The mortgage guarantor’s 2024 Economic, Housing and Mortgage Market Outlook report examined how often single-family home buyers or refinancers getting 30-year fixed-rate mortgages purchased discount points—and how many points they used.

Discount points represent 1% of the loan amount. By paying this up front, you can generally cut your mortgage rate by a quarter of a percentage point. However, if you expect to move within five to 10 years, you may not save enough on your monthly payments to recover that expense.

The report found that more than half of borrowers paid discount points last year. Yet borrowers who did not pay points generally received a lower mortgage rate than similar buyers who did pay—6.69% versus 6.86%, on average. The researchers were unable to explain exactly why this happened.

Mortgage Borrowers Preferred Using Discount Points Last Year

Freddie Mac’s report focused on borrowers with credit scores of at least 740 and a loan-to-value (LTV) ratio between 75 and 80. Among these borrowers, 58.8% used discount points in 2023—up from 53.6% in 2022 and 31.3% in 2021, when mortgage rates were lower overall.

Discount points were even more popular with people refinancing their mortgages. More than 82% of cash-out refinancers and almost 60% of no-cash-out refinancers used discount points. Refinancers also tended to buy more points than purchase borrowers.

In addition, borrowers with lower credit scores were more likely to pay discount points than those with higher scores.
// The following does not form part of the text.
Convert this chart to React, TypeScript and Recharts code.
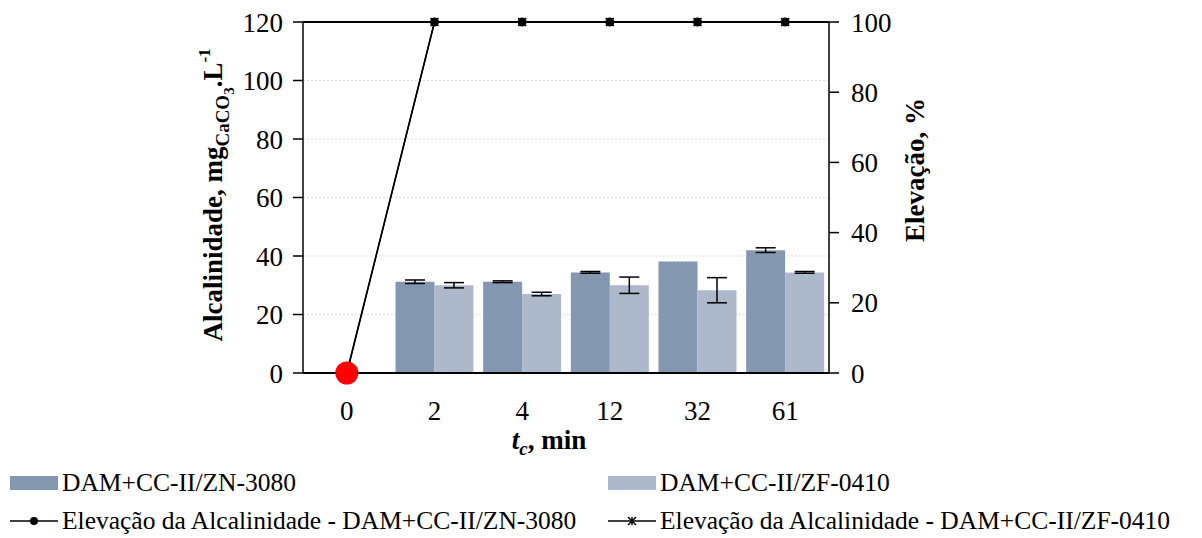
import React from 'react';
import {
  ComposedChart,
  Bar,
  Line,
  XAxis,
  YAxis,
  CartesianGrid,
  ErrorBar,
  Legend,
  ReferenceLine,
} from 'recharts';

const times = ['0', '2', '4', '12', '32', '61'];
const alcZN = [null, 31.2, 31.2, 34.4, 38.1, 42];
const errZN = [0, 0.6, 0.3, 0.3, 0, 0.8];
const alcZF = [null, 30, 27, 30, 28.3, 34.4];
const errZF = [0, 0.9, 0.6, 2.8, 4.3, 0.3];
const elevZN = [0, 100, 100, 100, 100, 100];
const elevZF = [0, 100, 100, 100, 100, 100];

const leftTicks = [0, 20, 40, 60, 80, 100, 120];
const rightTicks = [0, 20, 40, 60, 80, 100];

const FONT = "'Times New Roman'";
const ZN_COLOR = '#8497b0';
const ZF_COLOR = '#adb9ca';

const data = times.map((t, i) => ({
  t,
  zn: alcZN[i],
  znErr: errZN[i],
  zf: alcZF[i],
  zfErr: errZF[i],
  elevZN: elevZN[i],
  elevZF: elevZF[i],
}));

const CircleDot = (props: any) => {
  const { cx, cy, index } = props;
  if (cx == null || cy == null) return null;
  if (index === 0) {
    return <circle key={`c${index}`} cx={cx} cy={cy} r={11.5} fill="#ff0000" />;
  }
  return <circle key={`c${index}`} cx={cx} cy={cy} r={4.5} fill="#000" />;
};

const StarDot = (props: any) => {
  const { cx, cy, index } = props;
  if (cx == null || cy == null) return null;
  const s = 4;
  return (
    <g key={`s${index}`} stroke="#000" strokeWidth={1.5}>
      <line x1={cx - s} y1={cy - s} x2={cx + s} y2={cy + s} />
      <line x1={cx - s} y1={cy + s} x2={cx + s} y2={cy - s} />
      <line x1={cx} y1={cy - s} x2={cx} y2={cy + s} />
    </g>
  );
};

const legendItems = [
  { key: 'zn', label: 'DAM+CC-II/ZN-3080', kind: 'bar', color: ZN_COLOR, x: 10, y: 0 },
  { key: 'zf', label: 'DAM+CC-II/ZF-0410', kind: 'bar', color: ZF_COLOR, x: 608, y: 0 },
  { key: 'elevZN', label: 'Elevação da Alcalinidade - DAM+CC-II/ZN-3080', kind: 'circle', color: '#000', x: 10, y: 38 },
  { key: 'elevZF', label: 'Elevação da Alcalinidade - DAM+CC-II/ZF-0410', kind: 'star', color: '#000', x: 608, y: 38 },
];

const renderLegend = () => (
  <div style={{ position: 'relative', width: 1202, height: 70, fontFamily: FONT, fontSize: 25.5, color: '#000' }}>
    {legendItems.map((it) => (
      <div
        key={it.key}
        style={{ position: 'absolute', left: it.x, top: it.y, height: 30, display: 'flex', alignItems: 'center', whiteSpace: 'nowrap' }}
      >
        <svg width={50} height={30} style={{ marginRight: 2 }}>
          {it.kind === 'bar' ? (
            <rect x={0} y={8} width={48} height={14} fill={it.color} />
          ) : (
            <g>
              <line x1={0} y1={15} x2={48} y2={15} stroke="#000" strokeWidth={1.5} />
              {it.kind === 'circle' ? (
                <circle cx={24} cy={15} r={4} fill="#000" />
              ) : (
                <g stroke="#000" strokeWidth={1.5}>
                  <line x1={20} y1={11} x2={28} y2={19} />
                  <line x1={20} y1={19} x2={28} y2={11} />
                  <line x1={24} y1={11} x2={24} y2={19} />
                </g>
              )}
            </g>
          )}
        </svg>
        <span>{it.label}</span>
      </div>
    ))}
  </div>
);

const LeftTitle = () => (
  <text
    x={0}
    y={0}
    transform="translate(222, 195) rotate(-90)"
    textAnchor="middle"
    fontFamily={FONT}
    fontWeight="bold"
    fontSize={27}
    fill="#000"
  >
    Alcalinidade, mg
    <tspan fontSize={19} dy={7}>CaCO</tspan>
    <tspan fontSize={15} dy={5}>3</tspan>
    <tspan fontSize={27} dy={-12}>.L</tspan>
    <tspan fontSize={17} dy={-12}>-1</tspan>
  </text>
);

const RightTitle = () => (
  <text
    x={0}
    y={0}
    transform="translate(924, 170) rotate(-90)"
    textAnchor="middle"
    fontFamily={FONT}
    fontWeight="bold"
    fontSize={27}
    fill="#000"
  >
    Elevação, %
  </text>
);

const BottomTitle = () => (
  <text x={549} y={449} textAnchor="middle" fontFamily={FONT} fontWeight="bold" fontSize={27} fill="#000">
    <tspan fontStyle="italic">t</tspan>
    <tspan fontStyle="italic" fontSize={19} dy={6}>c</tspan>
    <tspan dy={-6}>, min</tspan>
  </text>
);

const tickStyle = { fontFamily: FONT, fontSize: 27, fill: '#000' };

export default function App() {
  return (
    <div style={{ position: 'absolute', left: 0, top: 0, width: 1202, height: 538, background: '#fff', fontFamily: FONT }}>
      <ComposedChart
        width={1202}
        height={538}
        data={data}
        margin={{ top: 22, right: 270, bottom: 105, left: 200 }}
        barCategoryGap="5.5%"
        barGap={0}
      >
        <CartesianGrid yAxisId="left" vertical={false} stroke="#d9d9d9" strokeDasharray="2 2" />
        <XAxis
          dataKey="t"
          height={60}
          tickLine={false}
          axisLine={{ stroke: '#000', strokeWidth: 2 }}
          tick={tickStyle}
          tickMargin={22}
          label={{ content: () => <BottomTitle /> }}
        />
        <YAxis
          yAxisId="left"
          width={103}
          domain={[0, 120]}
          ticks={leftTicks}
          tickSize={10}
          tickMargin={10}
          axisLine={{ stroke: '#000', strokeWidth: 1.5 }}
          tickLine={{ stroke: '#000', strokeWidth: 1.5 }}
          tick={tickStyle}
          label={{ content: () => <LeftTitle /> }}
        />
        <YAxis
          yAxisId="right"
          orientation="right"
          width={103}
          domain={[0, 100]}
          ticks={rightTicks}
          tickSize={10}
          tickMargin={12}
          axisLine={{ stroke: '#000', strokeWidth: 1.5 }}
          tickLine={{ stroke: '#000', strokeWidth: 1.5 }}
          tick={tickStyle}
          label={{ content: () => <RightTitle /> }}
        />
        <ReferenceLine yAxisId="left" y={120} stroke="#000" strokeWidth={2} />
        <Bar yAxisId="left" dataKey="zn" name="DAM+CC-II/ZN-3080" fill={ZN_COLOR} isAnimationActive={false}>
          <ErrorBar dataKey="znErr" width={10} stroke="#000" strokeWidth={1.5} />
        </Bar>
        <Bar yAxisId="left" dataKey="zf" name="DAM+CC-II/ZF-0410" fill={ZF_COLOR} isAnimationActive={false}>
          <ErrorBar dataKey="zfErr" width={10} stroke="#000" strokeWidth={1.5} />
        </Bar>
        <Line
          yAxisId="right"
          type="linear"
          dataKey="elevZF"
          name="Elevação da Alcalinidade - DAM+CC-II/ZF-0410"
          stroke="#000"
          strokeWidth={1.5}
          dot={StarDot}
          isAnimationActive={false}
        />
        <Line
          yAxisId="right"
          type="linear"
          dataKey="elevZN"
          name="Elevação da Alcalinidade - DAM+CC-II/ZN-3080"
          stroke="#000"
          strokeWidth={1.5}
          dot={CircleDot}
          isAnimationActive={false}
        />
        <Legend
          layout="horizontal"
          verticalAlign="middle"
          align="center"
          content={renderLegend}
          wrapperStyle={{ position: 'absolute', top: 468, left: 0, width: 1202, height: 70 }}
        />
      </ComposedChart>
    </div>
  );
}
Alternatives To Buying Mortgage Discount Points

If you are in the market for a home and are looking for ways to reduce your costs or lower your mortgage rate, consider these options:

  • Make a larger down payment. If possible, kick off your purchase with a large down payment, which may help lower your overall interest rate. To save up for a larger down payment, focus on budgeting, trimming your expenses and paying off debts.
  • Budget for extra monthly payments. Setting up an extra recurring monthly payment can help pay off your mortgage early and save money on interest. Consider strategies like making an extra fixed payment every month or rounding up your monthly payments to the next $100 value.
  • Improve your credit score. Higher credit scores typically bring lower interest rates and more favorable terms. To raise your credit score, be sure to review your credit reports, pay off your debts and manage your credit utilization.